Dans son ouvrage, il passe d’abord en revue comment la nature et les animaux furent intégrés ou exclus de la pensée philosophique et juridique au fil des siècles. Un long chemin a été parcouru jusqu’à ce qu’on admette même que tout être humain est une personne, rappelle t-il. Mais il n’y a jamais eu de réponse satisfaisante sur comment traiter la Terre-mère, au contraire même avec l’exploitation de ses ressources parfois à outrance. Ce n’est pas une simple question d’environnementalisme ou d’écologie, souligne l’auteur, mais Il est urgent donc de « dialoguer et cohabiter avec la nature », et de considérer ses droits. « La nature n’est pas pour nous. Nous sommes en elle » a-t-il souligné.
Approche philosophique mais aussi très politique à un moment où l’Argentine, comme de nombreux pays d’Amérique Latine, est confrontée à des choix cruciaux quant à la préservation de ses ressources naturelles, depuis sa souveraineté alimentaire jusqu’à l’exploitation, et à quel prix, des gisements miniers, ou à la protection des bassins aquifères.
Une approche qui met en valeur les peuples originaires qui « malgré les massacres et persécutions, maintiennent les valeurs de leurs cultures qui demeurent vivantes et se manifestent à travers eux ».

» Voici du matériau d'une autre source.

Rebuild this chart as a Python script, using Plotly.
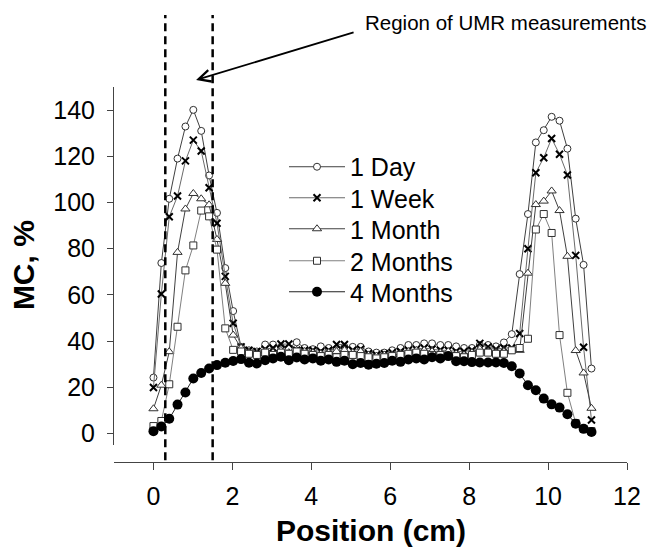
import plotly.graph_objects as go

# Position along the sample (cm)
positions = [0.00, 0.20, 0.40, 0.61, 0.81, 1.01, 1.21, 1.41, 1.61, 1.82, 2.02, 2.22,
             2.42, 2.62, 2.83, 3.03, 3.23, 3.43, 3.63, 3.83, 4.04, 4.24, 4.44, 4.64,
             4.84, 5.05, 5.25, 5.45, 5.65, 5.85, 6.05, 6.26, 6.46, 6.66, 6.86, 7.06,
             7.27, 7.47, 7.67, 7.87, 8.07, 8.27, 8.48, 8.68, 8.88, 9.08, 9.28, 9.49,
             9.69, 9.89, 10.09, 10.29, 10.49, 10.70, 10.90, 11.10]

day1 = [24.2, 73.8, 101.6, 119.0, 132.9, 140.1, 131.0, 111.7, 95.5, 71.6, 53.0, 37.5,
        36.0, 35.5, 38.5, 38.5, 37.5, 37.0, 39.5, 37.0, 36.5, 37.7, 37.0, 36.0, 37.5,
        37.5, 37.5, 35.5, 35.0, 35.0, 36.0, 37.0, 38.3, 38.3, 39.0, 39.0, 38.3, 38.3,
        37.7, 37.0, 37.0, 38.3, 38.3, 37.7, 39.4,
        43.0, 69.0, 95.0, 126.0, 131.3, 137.1, 135.4, 123.3, 93.0, 73.0, 28.1]

week1 = [19.9, 60.4, 93.8, 102.8, 118.0, 127.0, 122.3, 106.4, 91.0, 68.0, 47.7, 37.5,
         36.0, 35.5, 36.5, 37.0, 38.7, 38.7, 36.0, 36.0, 36.0, 35.5, 36.0, 38.5, 38.5,
         36.0, 36.5, 34.6, 34.0, 34.5, 35.0, 35.5, 36.0, 36.5, 37.0, 36.5, 36.0, 36.0,
         35.5, 35.5, 36.0, 39.0, 37.5, 36.5, 37.0, 37.0,
         43.3, 80.0, 112.9, 119.4, 127.7, 120.9, 111.9, 77.1, 37.3, 5.8]

month1 = [10.7, 20.9, 35.4, 78.4, 97.2, 103.9, 101.6, 99.0, 84.0, 65.0, 42.6, 37.0,
          35.0, 34.5, 35.5, 35.0, 36.0, 35.0, 36.0, 35.5, 35.0, 34.5, 35.0, 35.5, 36.0,
          35.0, 35.5, 34.0, 33.5, 34.0, 34.0, 34.5, 35.5, 36.0, 36.0, 35.5, 35.0, 35.5,
          34.5, 34.0, 35.0, 36.5, 35.5, 35.0, 35.5, 36.0,
          36.0, 69.4, 99.1, 100.6, 105.0, 96.5, 76.7, 35.9, 26.2, 10.9]

months2 = [3.2, 5.4, 21.3, 46.2, 70.6, 81.4, 96.5, 94.0, 79.6, 45.5, 36.2, 35.5,
           34.5, 34.0, 35.0, 34.0, 35.0, 34.5, 35.5, 34.5, 34.0, 33.5, 34.0, 33.0, 34.0,
           34.0, 33.5, 33.0, 32.5, 33.0, 33.5, 34.0, 34.5, 35.0, 34.5, 34.0, 34.0, 33.5,
           33.5, 33.0, 34.0, 35.0, 35.0, 34.5, 34.5, 36.0,
           37.0, 41.0, 88.3, 95.0, 86.8, 42.6, 17.6, 4.5, 2.0, 1.0]

months4 = [1.0, 3.0, 6.4, 12.5, 17.7, 23.8, 26.2, 28.1, 29.6, 30.6, 31.4, 32.2,
           30.6, 30.3, 31.7, 32.5, 33.2, 31.7, 32.9, 32.0, 32.5, 31.5, 32.0, 31.0, 31.5,
           30.0, 30.5, 29.8, 30.2, 30.5, 31.5, 31.0, 32.0, 32.5, 32.0, 33.0, 32.5, 33.5,
           31.3, 31.3, 30.9, 30.7, 30.7, 30.7, 30.5, 29.1,
           26.0, 20.9, 18.7, 15.1, 12.6, 11.2, 8.3, 4.2, 2.0, 0.6]

series_names = ["1 Day", "1 Week", "1 Month", "2 Months", "4 Months"]
x_ticks = [0, 2, 4, 6, 8, 10, 12]
y_ticks = [0, 20, 40, 60, 80, 100, 120, 140]
umr_region = [0.3, 1.5]

FONT = "Arial, Liberation Sans, sans-serif"

styles = [
    dict(line=dict(color="#404040", width=1),
         marker=dict(symbol="circle", size=7, color="white", line=dict(color="#303030", width=1))),
    dict(line=dict(color="#6a6a6a", width=1),
         marker=dict(symbol="x-thin", size=7, color="black", line=dict(color="black", width=2))),
    dict(line=dict(color="#404040", width=1),
         marker=dict(symbol="triangle-up", size=8, color="white", line=dict(color="#303030", width=1))),
    dict(line=dict(color="#808080", width=1),
         marker=dict(symbol="square", size=7, color="white", line=dict(color="#303030", width=1))),
    dict(line=dict(color="#202020", width=1),
         marker=dict(symbol="circle", size=10, color="black", line=dict(color="black", width=0))),
]

legend_ids = ["legend", "legend2", "legend3", "legend4", "legend5"]
legend_rows = [0.7867, 0.704, 0.6213, 0.536, 0.4533]

fig = go.Figure()
for name, vals, st, lid in zip(series_names, [day1, week1, month1, months2, months4],
                               styles, legend_ids):
    fig.add_trace(go.Scatter(x=positions, y=vals, name=name, mode="lines+markers",
                             line=st["line"], marker=st["marker"], legend=lid))

for xv in umr_region:
    fig.add_shape(type="line", xref="x", yref="paper", x0=xv, x1=xv, y0=0.005, y1=1.192,
                  line=dict(color="black", width=2.5, dash="8px,5px"))

legend_layout = {}
for lid, yrow in zip(legend_ids, legend_rows):
    legend_layout[lid] = dict(x=0.3314, y=yrow, xanchor="left", yanchor="middle",
                              itemwidth=56, font=dict(size=25, family=FONT),
                              bgcolor="rgba(0,0,0,0)")

fig.update_layout(
    width=652, height=548,
    margin=dict(l=114, r=25, t=87, b=86),
    plot_bgcolor="white", paper_bgcolor="white",
    font=dict(family=FONT, color="black"),
    showlegend=True,
    xaxis=dict(range=[-1, 12], tickvals=x_ticks, ticks="outside", ticklen=7,
               tickcolor="#444", showline=True, linecolor="#444", linewidth=1,
               showgrid=False, zeroline=False, anchor="free", position=0,
               tickfont=dict(size=25), ticklabelstandoff=5),
    yaxis=dict(range=[-5, 150], domain=[0.0453, 1], tickvals=y_ticks, ticks="outside",
               ticklen=6, tickcolor="#444", showline=True, linecolor="#444", linewidth=1,
               showgrid=False, zeroline=False, tickfont=dict(size=25), ticklabelstandoff=7),
    annotations=[
        dict(text="MC, %", xref="paper", yref="paper", x=-0.1774, y=0.525,
             textangle=-90, showarrow=False, xanchor="center", yanchor="middle",
             font=dict(size=30, weight="bold")),
        dict(text="Position (cm)", xref="paper", yref="paper", x=0.5, y=-0.183,
             showarrow=False, xanchor="center", yanchor="middle",
             font=dict(size=30, weight="bold")),
        dict(text="Region of UMR measurements", xref="paper", yref="paper",
             x=0.4854, y=1.1733, showarrow=False, xanchor="left", yanchor="middle",
             font=dict(size=20.5)),
        dict(text="", xref="paper", yref="paper", x=0.160, y=1.0187,
             ax=159, ay=-48, showarrow=True, arrowhead=5, arrowsize=1.3,
             arrowwidth=1.8, arrowcolor="black", standoff=0),
    ],
    **legend_layout,
)

fig.write_html("out.html", config={"displayModeBar": False},
               post_script="document.body.style.margin='0';")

Ainsi, la Constitution Équatorienne utilise tant le terme de Nature que celui de Pachamama défini comme : « où se produit et se réalise la vie » (Article 72). Ce qui présente une autre approche de l’écologie politique : ce n’est pas neutre d’utiliser ces deux termes, d’autant que le terme de Pachama est ancré dans la cosmovision des peuples originaires et que le second est partie intégrante de l’héritage culturel européen.
La Terre Mère (ou Pachamama) a donc « le droit à ce que se respecte son existence et son maintien et sa régénération de ses cycles vitaux, structure, fonctions et processus évolutifs » (Articule 72). En conséquence « toute personne, communauté, peuple, nationalité, pourra exiger de l’autorité publique le respect des droits de la nature » … Alors que dans la majorité des constitutions d’Amérique Latine et d’ailleurs les thèmes de l’environnement sont évoqués comme les droits afférents aux droits économiques, sociaux, ou culturels, ce qui revient à considérer les droits de la nature comme une extension des droits détenus par l’humain : si on touche à un écosystème, on en mesure l’effet par rapport aux droits de l’humain.
Dans le cas de la Constitution Équatorienne, la Nature ou Pachamama n’est pas conçue seulement en fonction de son utilité pour l’être humain, à travers sa valeur d’usage, d’échange ou par extension en fonction des droits de l’être humain (propre de l’anthropocentrisme). De plus –autre innovation- la Nature ou Pachamama a “droit” à une restauration intégrale puisque l’article 73 le prévoit et il est ajouté la « restauration sera indépendante de l’obligation qu’ont l’Etat et les personnes physiques ou juridiques d’indemniser les individus ou collectifs qui dépendent des systèmes naturels affectés ».
Introduire la Restauration – dans son caractère total- comme un droit constitutionnel est une avancée très nette vers ce que d’aucuns nomment le biocentrisme.
Par Estelle Leoy-Debiasi sur El Correo, Paris le 9 janvier 2012.